As Bellingham expands EV charging stations, this is what drivers will pay
Bellingham #Bellingham
Nov. 21—Electric vehicle owners will soon start paying to use city-owned charging facilities, under a fee schedule approved recently by the Bellingham City Council.
It currently costs 75 cents an hour to park any car, including an EV, and the cost of charging is included in the parking rate, said Seth Vidaña, the city’s climate manager.
Bellingham is expanding its EV changing capacity citywide, adding 45 new charging stations that can serve two cars at a time.
Several stations will be DC fast chargers and some will be solar-powered.
So it makes sense to begin billing car owners for the amount of energy used based on kilowatt hours, Vidaña told the Bellingham City Council at an Oct. 24 meeting of the Public Works and Natural Resources Committee.
“We’re really doing this for reasons of equity,” Vidaña said. “Electric vehicles do vary in their ability to receive power, depending on how full the battery is and — more importantly — the age of the vehicle itself. Older vehicles tend to receive power more slowly and their batteries do degrade over time.”
New fees will start next week at the city’s three charging stations, said Amy Cloud, spokeswoman for the Department of Public Works.
Fees will apply as each new EV charging station is installed, Cloud said in an email.
As approved, the charging rate will be 25 cents per kilowatt hour plus a $1 an hour additional charge for level 3, or DC fast-charging stations.
There also will be a $1.50 an hour surcharge at paid city parking lots and at street meters. That’s because of an expected rise in the cost of parking citywide starting Jan. 1.

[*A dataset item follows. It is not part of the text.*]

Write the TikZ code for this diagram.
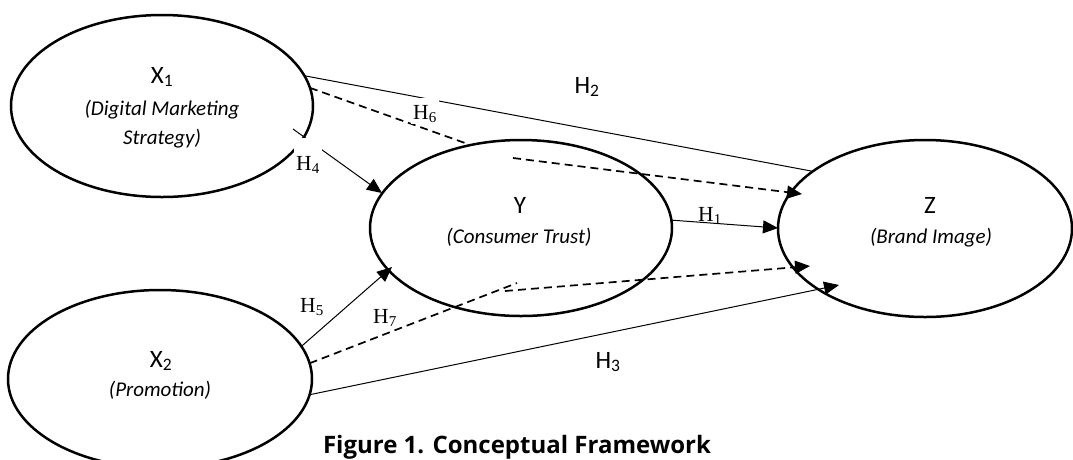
\documentclass[tikz,border=0pt]{standalone}
\usepackage{fontspec}
\setmainfont{Carlito}
\newfontfamily\hfont{Liberation Serif}
\newfontfamily\capfont{Open Sans}
\usetikzlibrary{arrows.meta,shapes.geometric}

\begin{document}
\begin{tikzpicture}[x=1pt,y=-1pt,
    latent/.style={draw,ellipse,line width=2.5pt,outer sep=0pt,inner sep=0pt},
    vname/.style={anchor=base,font=\fontsize{25}{30}\selectfont},
    vdesc/.style={anchor=base,font=\fontsize{21}{25}\selectfont\itshape},
    hyp/.style={anchor=base,inner sep=2pt,font=\hfont\fontsize{21.5}{25}\selectfont},
    hyps/.style={anchor=base,inner sep=2pt,font=\fontsize{25}{30}\selectfont},
    link/.style={line width=1pt},
    dlink/.style={line width=1.7pt,dash pattern=on 8pt off 5pt},
    tip/.style={-{Triangle[length=15pt,width=13pt]}}]
    \useasboundingbox (0,0) rectangle (1073,459);
    % constructs
    \node[latent,minimum width=302,minimum height=182] (x1) at (162,106) {};
    \node[latent,minimum width=302,minimum height=176] (y) at (521,228) {};
    \node[latent,minimum width=294,minimum height=177] (z) at (925,228.5) {};
    \node[latent,minimum width=304,minimum height=178] (x2) at (160,379) {};
    \node[vname] (x1v) at (162,83) {X\textsubscript{1}};
    \node[vdesc] (x1d) at (162,115) {(Digital Marketing};
    \node[vdesc] (x1e) at (162,144) {Strategy)};
    \node[vname] (yv) at (520,213) {Y};
    \node[vdesc] (yd) at (519,243) {(Consumer Trust)};
    \node[vname] (zv) at (930,213) {Z};
    \node[vdesc] (zd) at (931,243) {(Brand Image)};
    \node[vname] (x2v) at (161,367) {X\textsubscript{2}};
    \node[vdesc] (x2d) at (160,396) {(Promotion)};
    % ends and bends
    \coordinate (h4s) at (293,129);
    \coordinate (h4t) at (382,193);
    \coordinate (h1t) at (778,228);
    \coordinate (h5t) at (392,267);
    \coordinate (h6a) at (465,143);
    \coordinate (h6b) at (513,158);
    \coordinate (h6t) at (802,194);
    \coordinate (h7a) at (517,283);
    \coordinate (h7b) at (505,291);
    \coordinate (h7t) at (810,266);
    \coordinate (h3t) at (839,285);
    % paths
    \draw[link] (x1.12) -- (z.153);
    \draw[dlink] (x1.7) -- (h6a);
    \draw[dlink,tip] (h6b) -- (h6t);
    \draw[link,tip] (h4s) -- (h4t);
    \draw[link,tip] (y.3) -- (h1t);
    \draw[link,tip] (x2.13) -- (h5t);
    \draw[dlink] (x2.6) -- (h7a);
    \draw[dlink,tip] (h7b) -- (h7t);
    \draw[link,tip] (x2.-6) -- (h3t);
    % hypotheses
    \node[hyps] (h2) at (587,93) {H\textsubscript{2}};
    \node[hyp,fill=white,text height=19pt] (h6) at (425,119) {H\textsubscript{6}};
    \node[hyp,fill=white,text height=30pt] (h4) at (308,170) {H\textsubscript{4}};
    \node[hyp] (h1) at (710,221) {H\textsubscript{1}};
    \node[hyp] (h5) at (312,312) {H\textsubscript{5}};
    \node[hyp] (h7) at (385,323) {H\textsubscript{7}};
    \node[hyps] (h3) at (608,368) {H\textsubscript{3}};
    \node[anchor=base,font=\capfont\bfseries\fontsize{24}{28}\selectfont] (cap) at (517,453) {Figure 1. Conceptual Framework};
\end{tikzpicture}
\end{document}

A penalty will be added to discourage drivers from staying at a charging station after their car’s battery is topped off.

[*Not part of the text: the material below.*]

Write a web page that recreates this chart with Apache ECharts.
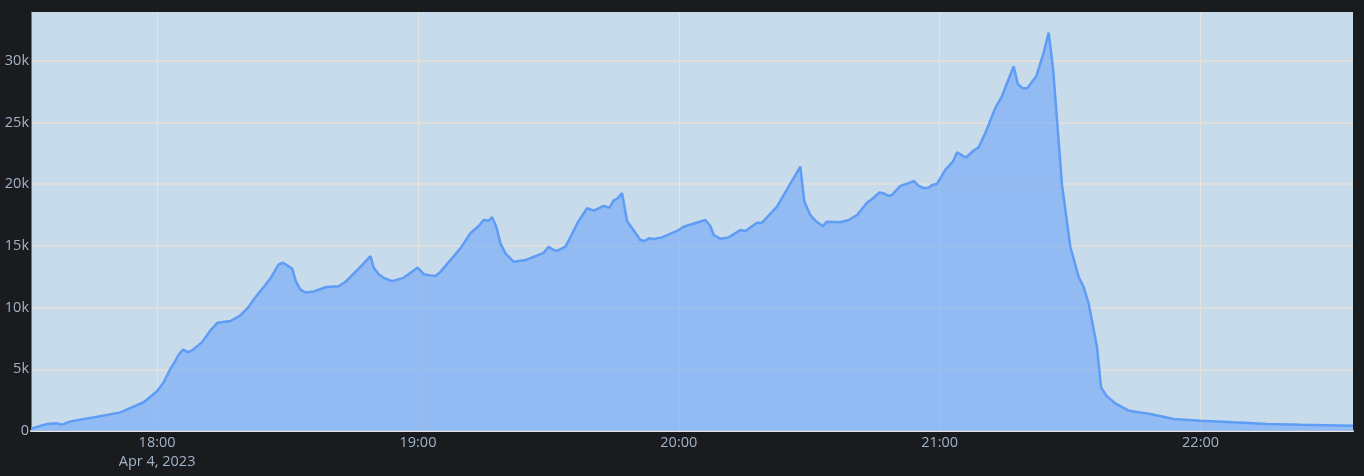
<!DOCTYPE html>
<html>
<head>
<meta charset="utf-8">
<script src="https://cdn.jsdelivr.net/npm/echarts@6/dist/echarts.min.js"></script>
<style>
  html, body { margin: 0; padding: 0; background: #1a1b1e; }
  #chart { width: 1364px; height: 476px; }
</style>
</head>
<body>
<div id="chart"></div>
<script>
const DATE = '2023-04-04';
const DATE_LABEL = 'Apr 4, 2023';

const times = [
  '17:31:00','17:34:42','17:37:00','17:38:09','17:40:04','17:46:12','17:51:34','17:56:55',
  '18:00:00','18:01:31','18:03:04','18:03:49','18:04:58','18:05:59','18:07:02','18:08:03',
  '18:10:21','18:12:16','18:13:56','18:16:52','18:19:10','18:21:04','18:22:05','18:26:04',
  '18:27:58','18:28:59','18:31:03','18:31:58','18:32:58','18:34:07','18:36:01','18:38:56',
  '18:41:46','18:43:19','18:45:13','18:47:09','18:49:04','18:49:49','18:50:58','18:52:07',
  '18:54:03','18:56:43','18:59:56','19:01:19','19:02:52','19:04:01','19:05:10','19:09:46',
  '19:12:04','19:13:58','19:15:07','19:16:16','19:17:03','19:18:02','19:18:58','19:20:07',
  '19:22:01','19:24:43','19:28:55','19:30:04','19:31:13','19:32:00','19:33:55','19:36:58',
  '19:38:54','19:40:25','19:42:43','19:44:02','19:45:01','19:45:56','19:46:57','19:48:06',
  '19:51:09','19:52:08','19:53:04','19:54:13','19:56:09','19:59:58','20:01:07','20:06:06',
  '20:07:15','20:08:01','20:09:33','20:11:28','20:14:09','20:15:18','20:17:59','20:19:08',
  '20:22:35','20:27:57','20:28:52','20:30:15','20:31:24','20:33:05','20:34:05','20:37:09',
  '20:39:04','20:41:00','20:43:17','20:44:26','20:46:11','20:46:58','20:48:16','20:49:02',
  '20:50:57','20:52:52','20:54:01','20:55:10','20:56:19','20:57:28','20:58:14','20:59:23',
  '21:01:18','21:03:04','21:03:59','21:06:04','21:07:49','21:08:58','21:10:30','21:12:48',
  '21:14:20','21:17:01','21:17:56','21:18:56','21:20:05','21:22:14','21:23:55','21:25:04',
  '21:26:04','21:28:08','21:30:03','21:31:58','21:33:07','21:34:16','21:36:11','21:37:07',
  '21:38:20','21:40:24','21:42:19','21:43:28','21:48:27','21:53:49','21:59:57','22:07:37',
  '22:15:17','22:22:57','22:35:04'
];

const values = [
  190, 570, 620, 510, 780, 1160, 1510, 2330,
  3220, 3950, 5040, 5450, 6200, 6590, 6390, 6530,
  7200, 8150, 8780, 8910, 9370, 10050, 10590, 12360,
  13500, 13630, 13170, 12080, 11460, 11220, 11300, 11670,
  11730, 12080, 12760, 13440, 14170, 13250, 12710, 12410,
  12140, 12410, 13250, 12710, 12600, 12570, 12890, 14800,
  16020, 16610, 17100, 17040, 17320, 16550, 15200, 14390,
  13710, 13850, 14440, 14930, 14660, 14600, 14930, 17020,
  18050, 17850, 18240, 18100, 18670, 18860, 19270, 17020,
  15470, 15390, 15610, 15550, 15690, 16280, 16550, 17100,
  16610, 15880, 15580, 15690, 16280, 16200, 16880, 16880,
  18180, 21430, 18590, 17500, 17040, 16610, 16960, 16910,
  17100, 17500, 18500, 18800, 19320, 19270, 19050, 19130,
  19860, 20080, 20270, 19860, 19670, 19720, 19940, 20020,
  21160, 21840, 22570, 22160, 22730, 22980, 24150, 26180,
  27120, 29560, 28150, 27800, 27750, 28750, 30650, 32280,
  29430, 19940, 14930, 12490, 11670, 10330, 6800, 3540,
  2870, 2240, 1870, 1650, 1380, 980, 840, 700,
  570, 510, 430
];

const yTicks = [0, 5000, 10000, 15000, 20000, 25000, 30000];
const Y_MAX = 33950;

const seriesData = times.map((t, i) => [DATE + ' ' + t, values[i]]);

const pad = n => (n < 10 ? '0' : '') + n;
const labelFont = { fontFamily: 'Open Sans', fontSize: 14.5, color: '#a2b3c8' };

const chart = echarts.init(document.getElementById('chart'), null, { renderer: 'canvas' });
chart.setOption({
  backgroundColor: '#1a1b1e',
  animation: false,
  grid: {
    left: 31, right: 11, top: 12, bottom: 45,
    show: true, backgroundColor: '#c8dbeb', borderWidth: 0
  },
  xAxis: {
    type: 'time',
    min: 'dataMin',
    max: 'dataMax',
    minInterval: 3600 * 1000,
    maxInterval: 3600 * 1000,
    axisLine: { show: true, lineStyle: { color: '#e9e6e1', width: 2 } },
    axisTick: { show: false },
    splitLine: { show: true, showMinLine: false, showMaxLine: false, lineStyle: { color: '#e6e2dc', width: 1 } },
    axisLabel: Object.assign({}, labelFont, {
      margin: 2,
      lineHeight: 19,
      showMinLabel: true,
      showMaxLabel: true,
      hideOverlap: false,
      formatter: function (v) {
        const d = new Date(v);
        if (d.getMinutes() !== 0 || d.getSeconds() !== 0) return '';
        const s = pad(d.getHours()) + ':00';
        return d.getHours() === 18 ? s + '\n' + DATE_LABEL : s;
      }
    })
  },
  yAxis: {
    type: 'value',
    min: 0,
    max: Y_MAX,
    interval: 5000,
    axisLine: { show: true, lineStyle: { color: '#6e7680', width: 1 } },
    axisTick: { show: false },
    splitLine: { show: true, showMinLine: false, showMaxLine: false, lineStyle: { color: '#e4e1dc', width: 1.6 } },
    axisLabel: Object.assign({}, labelFont, {
      margin: 2,
      showMaxLabel: false,
      formatter: function (v) {
        if (yTicks.indexOf(v) < 0) return '';
        return v === 0 ? '0' : (v / 1000) + 'k';
      }
    })
  },
  series: [{
    type: 'line',
    data: seriesData,
    symbol: 'none',
    smooth: false,
    lineStyle: { color: '#5e9cf5', width: 2.5 },
    areaStyle: { color: 'rgba(100,160,248,0.55)', opacity: 1 }
  }]
});
</script>
</body>
</html>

EV drivers will get a 10-minute grace period and then pay an extra 25 cents per minute — up to $23 maximum — when they occupy a charging spot with a full battery.
A smartphone app can notify drivers when their battery is full or nearly full, Vidaña said.
“These sorts of charges that we’re talking about are highly unlikely given that the rate of charging really slows when an EV battery is almost full. That last 5% of charging takes a lot longer than that first 5%,” he told the committee.
As an example, Vidaña told the committee that an EV driver would spend $3.60 for parking for two hours at a level 2 station in Juliana Park, gaining 42 miles of range. The equivalent amount of gasoline would cost $8.74 at $5.39 a gallon, he said.
Vidaña also described a hypothetical traveler using a DC fast charger at Civic Field for 30 minutes, getting 90 miles of range for $8.75. A gasoline equivalent would be $18.80, he said.
“These measures call for advancing electrification of transportation across the entire city, equitably, and promoting a shift from internal-combustion engines to large-scale adoption of electric vehicles,” said Public Works Director Eric Johnston in a Nov. 7 memo.
Johnston said the first new EV charging stations are being installed this month, and the project will continue through the middle of next year.
Cost of the project is about $2 million, paid for with a $1.5 million state grant and $500,000 from the city’s voter-approved transportation tax.
Locations will include city buildings, busy commercial locations and those with tourist interest, public parks, city streets and the Interstate 5 corridor through town.
Taylor Dock, Cornwall Park and City Hall are among the first locations where the new charging stations are being added.
Ultimately, the goal is to reduce pollution from combustion engines, Johnston said.
Transportation makes up 32% of emissions according to the 2015 city’s greenhouse gas inventory, and city officials hope for a 40% emissions drop from 2000 levels by 2030, he said.